David Travers and Jeff Grosset from the Clare Valley Wine & Grape Association last night won the Premier’s Blockchain Innovation Challenge in Adelaide.
The pair won $50,000 to develop their innovative idea which combines emerging QR code technology embedded in the wine bottle’s screwcap but also linked to a consumer-friendly blockchain ledger, to confirm the wine’s authenticity.
Mr Travers confirmed they had lodged a provisional patent of their idea and said the $50,000 prize would be used to finalise a proof of concept. He said blockchain, the underlying technology behind cryptocurrencies, was still a little-known concept, but it not only had the potential to guarantee wine bottle security, but could deliver future savings in the wine logistics and create completely new levels of consumer insights.
Mr Grosset, who played a leading role in the introduction of screwcap some 20 years ago, said their idea could be potentially worth $1 billion in Australian wine sales.
“We’ve taken on the challenge to ensure that people can continue to rely on the provenance and authenticity of Australian wine,” he said.
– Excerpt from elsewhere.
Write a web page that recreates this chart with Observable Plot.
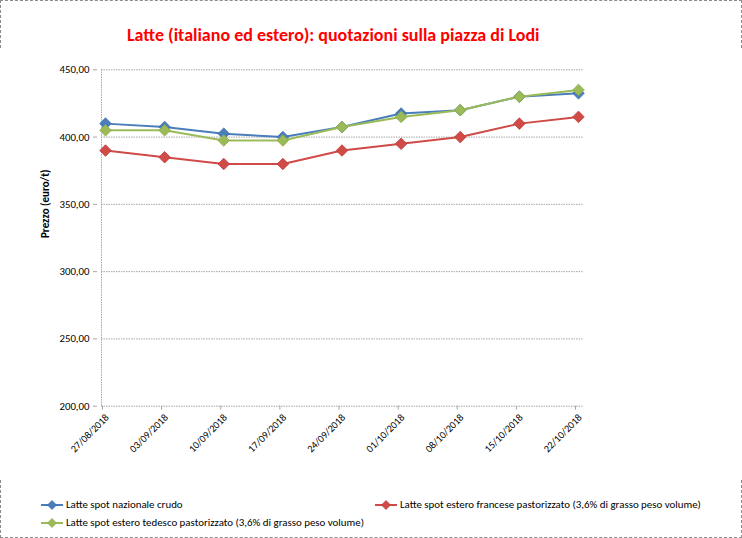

The pair pitched their idea in a shark-tank like competition as part of the ADC Blockchain Challenge conference on Monday afternoon. The SA Premier Steven Marshall, who is championing the creation of a digital economy in that state, was among those watching on in the audience. One of the judges was conference co-chair Joe Schoendorf, a Silicon Valley venture capitalist and a former senior executive at Apple and HP.